A submission to the Leveson Inquiry 'Race and Reform: Islam and Muslims in the British Media' by Dr. Nafeez Mosaddeq Ahmed summarised a number of reports that established the scale of this negative portrayal:
- A study of 352 articles over a randomly selected one week period in 2007 found that 91 per cent of articles about Muslims were “negative”
- 12 of the 19 papers had no positive associations at all; 96 per cent of tabloid articles were negative, compared with 89 per cent in broadsheets.
- More than half of the articles represented Islam as a “threat”, and that British Muslims are different to “us” and a threat to “us”.
- A wider survey of a sample of 974 British press articles from 2000 to 2008 found that two thirds of them portray British Muslims as a “threat” and a “problem”.
- A third focused on terrorism, and 22 per cent focused on cultural differences between British Muslims and non-Muslims.
- Four out of five most common discourses associated British Muslims with “threats, problems or in opposition to dominant British values”, with only 2 per cent suggesting Muslims “supported dominant moral values.”
- References to “radical Muslims” outnumbered references to “moderate Muslims” by 17 to one.
'The predominance of anti-Muslim media reporting has had a systematically debilitating impact on community cohesion in the UK. Opinion polls and surveys through the last decade show that British non-Muslim perceptions of British Muslims have in fact increasingly deteriorated.'
A 2010 poll discovered that 75 per cent of non-Muslims now believe Islam is negative for Britain, and that Muslims do not engage positively in society. 63 per cent do not disagree that “Muslims are terrorists”, and 94 per cent agree that “Islam oppresses women.”
Judge Mawrey recognised that Lutfur Rahman himself had been the victim of such unfounded press reporting:
'Throughout Mr Rahman’s political career, his political enemies have, from time to time, attempted to suggest that he has links with extreme Islamist organisations and is happy to solicit their votes... this, too played a part in Mr Rahman’s deselection in 2010.
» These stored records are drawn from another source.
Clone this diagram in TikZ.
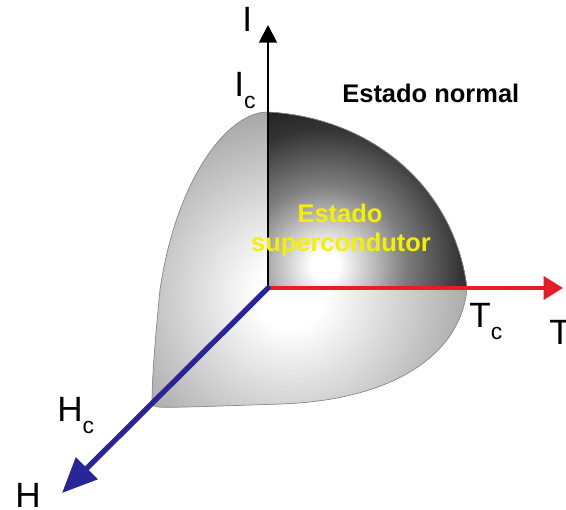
\documentclass[tikz,border=0pt]{standalone}
\usepackage{fontspec}
\setmainfont{Liberation Sans}
\usetikzlibrary{arrows.meta}
\definecolor{axblue}{RGB}{38,38,150}
\definecolor{axred}{RGB}{228,30,38}
\definecolor{txtyellow}{RGB}{245,240,0}
\pgfdeclareradialshading{lightdome}{\pgfpoint{0bp}{0bp}}{color(0bp)=(white); color(4bp)=(white); color(25bp)=(black!40); color(50bp)=(black!40)}
\pgfdeclareradialshading{darkdome}{\pgfpoint{0bp}{0bp}}{color(0bp)=(white); color(2bp)=(white); color(11bp)=(black!50); color(19bp)=(black!80); color(25bp)=(black!90); color(50bp)=(black!90)}
\tikzset{
  lbl/.style={inner sep=0pt, font=\fontsize{20}{20}\selectfont},
  bigtxt/.style={inner sep=0pt, font=\bfseries\fontsize{14.5}{14.5}\selectfont},
  edge/.style={draw=black!45, line width=0.4pt},
}
\newcommand{\mysub}[1]{\raisebox{-6.5pt}{\fontsize{13}{13}\selectfont #1}}
\begin{document}
\begin{tikzpicture}[x=0.02cm, y=-0.02cm]
\path[use as bounding box] (0,0) rectangle (566,510);
% key points
\coordinate (O) at (268,288);
\coordinate (A) at (268,112);
\coordinate (B) at (467,288);
\coordinate (C) at (152,403);
% whole surface, light shading
\begin{scope}
\clip (A) .. controls (375,118) and (455,190) .. (B)
      .. controls (462,350) and (400,400) .. (280,404)
      .. controls (220,406) and (170,408) .. (158,407)
      .. controls (153,406) and (152,405) .. (C)
      .. controls (152,380) and (155,340) .. (160,290)
      .. controls (175,185) and (225,112) .. (A) -- cycle;
\fill[black!40] (0,0) rectangle (566,510);
\shade[shading=lightdome] (290,295) circle (210);
\end{scope}
% dark upper-right face
\begin{scope}
\clip (O) -- (A) .. controls (375,118) and (455,190) .. (B) -- cycle;
\fill[black!90] (0,0) rectangle (566,510);
\shade[shading=darkdome] (325,265) circle (180);
\end{scope}
% outline
\draw[edge] (A) .. controls (375,118) and (455,190) .. (B)
      .. controls (462,350) and (400,400) .. (280,404)
      .. controls (220,406) and (170,408) .. (158,407)
      .. controls (153,406) and (152,405) .. (C)
      .. controls (152,380) and (155,340) .. (160,290)
      .. controls (175,185) and (225,112) .. (A);
% axes
\coordinate (Itip) at (268,25);
\coordinate (Ttip) at (563,288);
\coordinate (Htip) at (62,493);
\draw[line width=1.6pt, -{Triangle[length=10pt,width=10pt]}] (O) -- (Itip);
\draw[axred, line width=2.2pt, -{Triangle[length=11pt,width=13pt]}] (O) -- (Ttip);
\draw[axblue, line width=3pt, line cap=round, -{Triangle[length=20pt,width=17pt]}] (O) -- (Htip);
% labels
\node[lbl, anchor=base west] (Ilab) at (242,32) {I};
\node[lbl, anchor=base west] (Iclab) at (234,97) {I\mysub{c}};
\node[lbl, anchor=base west] (Tclab) at (469,328) {T\mysub{c}};
\node[lbl, anchor=base west] (Tlab) at (549,345) {T};
\node[lbl, anchor=base west] (Hclab) at (57,422) {H\mysub{c}};
\node[lbl, anchor=base west] (Hlab) at (15,508) {H};
\node[bigtxt, anchor=base west] (normal) at (342,103) {Estado normal};
\node[bigtxt, text=txtyellow, anchor=base] (sc1) at (340,223) {Estado};
\node[bigtxt, text=txtyellow, anchor=base] (sc2) at (341,252) {supercondutor};
\end{tikzpicture}
\end{document}
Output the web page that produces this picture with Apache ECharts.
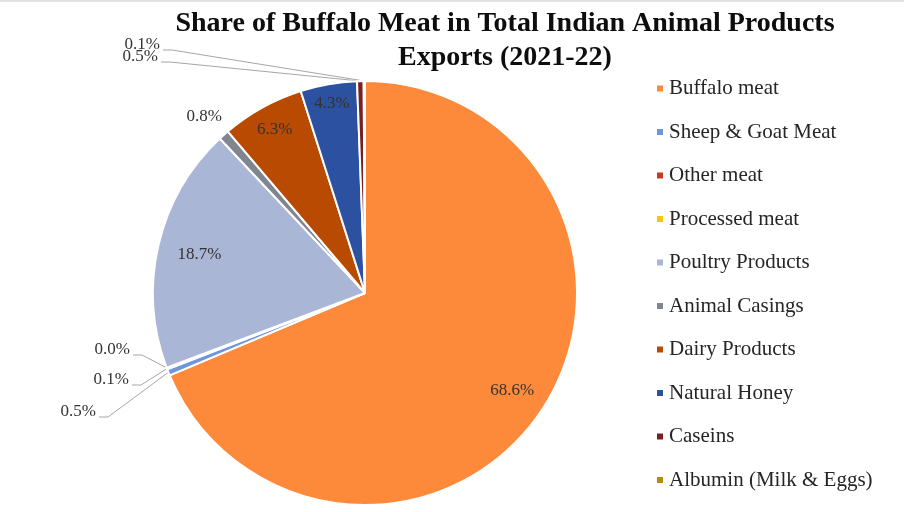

It should therefore be stressed that this court has not heard a shred of credible evidence linking Mr Rahman with any extreme or fundamentalist Islamist movement...the only permissible approach is that Mr Rahman is not associated with extreme radical Islam and neither openly nor covertly seeks its support.'
As a result many British Muslims increasingly see British media and society as a whole as ‘Islamophobic’ - and with good reason.
A number of studies have also found that there is a link between racially problematic reporting in the media and instances of racist violence.
The Runnymede Trust points to recent research indicating “that the targeting of minority groups in the media has led to these groups being violently attacked.”
A Kings College London study commissioned by the Mayor of London in 2004 tracked national press stories on asylum seekers and levels of racism in London, and also asked nine organisations to monitor racist incidents. It found that there was “clear evidence” that negative, unbalanced and inaccurate national reporting was likely to “promote fear and tension” between different ethnic communities in a way that “makes racial harassment more likely.”
The study also found that language used in local racist incidents reflected themes reported in some national newspapers, with active racists re-using these press reports in some incidents of intimidation.
As the hate crime statistics presented above show, Bangladeshis in Tower Hamlets are not somehow immune to the fallout of consistently negative media reporting.
The Bangladeshi residents of Tower Hamlets are the victims of the same racial discrimination and material deprivation suffered by ethnic minorities in all parts of Britain. People don't cease to become members of a minority ethnic community simply because they constitute 32% of the population in a particular local authority.